Olive oil, tortilla-style wraps and chickpeas are going into up to 30 food parcels a week, put together by the Feed Newport CIC food bank in the city.
The products were among a major consignment dropped off by Harlech Foodservice, which supplies businesses, schools and care homes across Wales. The delivery also included pallets of corn flakes and porridge, ketchup, rice pudding, muffin and pastry mixes, fruit juice, as well as a host of other items, such as almond and banana milk, marmalade, mayonnaise and hot dogs.
Gemma Walker, manager of Feed Newport, said: “We are so grateful. I had the phone call from Harlech saying they’d like to donate and then the lorry turned up and I thought ‘Oh, wow!’ It was just wonderful to get that amount and to think they’d driven for three to four hours to bring that to us.
“The smile on my face was just so big because I knew how many people that could feed.” Among the recipients are up to 30 refugees and asylum seekers. Walker said: “Refugees only get £35 a week. They’re not allowed to work and many of them have large families so that doesn’t go very far.”
She added: “We are the only food bank I know of that provides Halal foods as well as chickpeas, pulses and spices in food parcels.”
The Harlech Foodservice delivery list also took in food banks across south-east Wales at Ebbw Vale in Blaenau Gwent, Caerphilly, Aberbargoed in the Rhymney Valley, Barry and Pontypridd. More donations are planned for the area in the coming weeks.
The deliveries are organised by Ceri Brown, Harlech Foodservice’s digital project manager, who said: “We have often donated to food banks but with the pandemic the need is so great and we wanted to do more to help.
“Overall we have up to 10 delivery vans going out several times a week to food banks across Wales and the border counties. There are a lot of people out there facing really tough times and we’re just doing our bit to help them.”

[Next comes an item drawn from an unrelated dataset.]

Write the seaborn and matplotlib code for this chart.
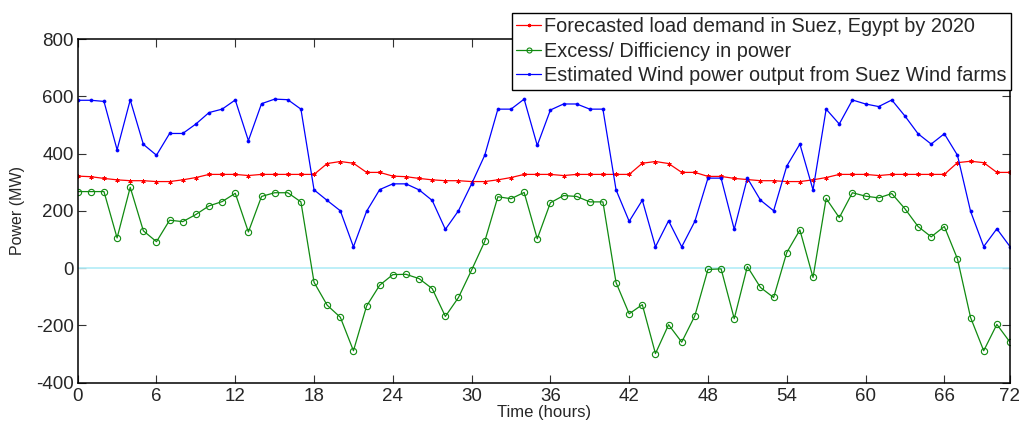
import numpy as np
import pandas as pd
import seaborn as sns
import matplotlib.pyplot as plt

# hourly values (0..71 h)
hours = list(range(72))

load_demand = [321, 319, 313, 308, 305, 305, 302, 302, 308, 316, 327, 327,
               327, 323, 327, 327, 327, 327, 327, 365, 372, 366, 334, 334,
               321, 319, 313, 308, 305, 305, 302, 302, 308, 316, 327, 327,
               327, 323, 327, 327, 327, 327, 327, 366, 372, 365, 334, 334,
               320, 320, 313, 309, 305, 305, 302, 302, 308, 316, 327, 327,
               327, 323, 327, 327, 327, 327, 327, 368, 373, 368, 334, 334]

wind_output = [586, 586, 582, 413, 587, 432, 394, 470, 470, 503, 543, 555,
               587, 445, 574, 590, 588, 555, 273, 236, 200, 74, 198, 274,
               294, 294, 273, 236, 135, 200, 294, 394, 555, 555, 590, 428,
               552, 573, 573, 555, 555, 273, 163, 237, 74, 165, 74, 163,
               314, 314, 135, 314, 237, 200, 356, 433, 273, 555, 503, 587,
               573, 564, 587, 531, 469, 433, 469, 394, 198, 75, 137, 75]

excess = [267, 267, 267, 105, 282, 130, 92, 167, 162, 187, 217, 232,
          261, 126, 250, 263, 263, 231, -50, -130, -172, -289, -133, -60,
          -23, -22, -37, -72, -169, -103, -7, 93, 249, 242, 264, 102,
          228, 253, 250, 231, 231, -51, -160, -128, -299, -198, -259, -167,
          -5, -3, -177, 5, -68, -103, 54, 133, -33, 243, 176, 263,
          251, 245, 260, 207, 145, 109, 145, 32, -173, -289, -197, -259]

tick_pos = [0, 6, 12, 18, 24, 30, 36, 42, 48, 54, 60, 66, 71]
tick_labels = ['0', '6', '12', '18', '24', '30', '36', '42', '48', '54', '60', '66', '72']

labels = ['Forecasted load demand in Suez, Egypt by 2020',
          'Excess/ Difficiency in power',
          'Estimated Wind power output from Suez Wind farms']

df = pd.DataFrame({'hour': hours, 'load': load_demand,
                   'excess': excess, 'wind': wind_output})

sns.set_style('ticks')
plt.rcParams['font.family'] = ['Liberation Sans', 'DejaVu Sans']
plt.rcParams['axes.unicode_minus'] = False

fig = plt.figure(figsize=(10.21, 4.23), dpi=100)
ax = fig.add_axes([0.0761, 0.0957, 0.9131, 0.8121])

ax.axhline(0, color='#b8eef8', lw=1.3, zorder=1)

sns.lineplot(data=df, x='hour', y='load', ax=ax, color='#ff0000', lw=0.9,
             marker=(6, 2, 0), markersize=3, markeredgecolor='#ff0000',
             markeredgewidth=0.7, label=labels[0])
sns.lineplot(data=df, x='hour', y='excess', ax=ax, color='#108a10', lw=0.9,
             marker='o', markersize=4.5, markerfacecolor='none',
             markeredgecolor='#108a10', markeredgewidth=0.8, label=labels[1])
sns.lineplot(data=df, x='hour', y='wind', ax=ax, color='#0000ff', lw=0.9,
             marker='o', markersize=2.2, markeredgecolor='#0000ff',
             markeredgewidth=0.5, label=labels[2])

ax.set_xlim(0, 71)
ax.set_ylim(-400, 800)
ax.set_xticks(tick_pos)
ax.set_xticklabels(tick_labels)
ax.set_yticks(np.arange(-400, 801, 200))

ax.tick_params(direction='in', length=6, width=0.8, top=True, right=True,
               labelsize=13.5, color='#333333')
ax.tick_params(axis='y', pad=3)
ax.tick_params(axis='x', pad=4)
for s in ax.spines.values():
    s.set_linewidth(1.1)
    s.set_color('black')

ax.set_xlabel('Time (hours)', fontsize=12, labelpad=0)
ax.set_ylabel('Power (MW)', fontsize=11.5, labelpad=8)

ax.legend(loc='upper right', bbox_to_anchor=(0.990, 0.970),
          bbox_transform=fig.transFigure, borderaxespad=0, fontsize=14.3,
          frameon=True, fancybox=False, edgecolor='black', framealpha=1,
          handlelength=1.25, handletextpad=0.15, labelspacing=0.28,
          borderpad=0.22, markerscale=0.8)
ax.get_legend().get_frame().set_linewidth(1.0)

fig.savefig('out.png', dpi=100)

Harlech Foodservice’s managing director David Cattrall added: “We see ourselves as an all-Wales business. We want to supply businesses across the whole country and the same goes for food banks in these difficult times.
“Clearly, because of lockdown, we are not supplying the amount we would normally to our customers in the health, care and education sectors or to restaurants and pubs, so that has left us with £250,000 of surplus food. In the circumstances the best thing we can do with that surplus is to direct it to food banks across Wales, and as long as we have a surplus then we will continue to do that.”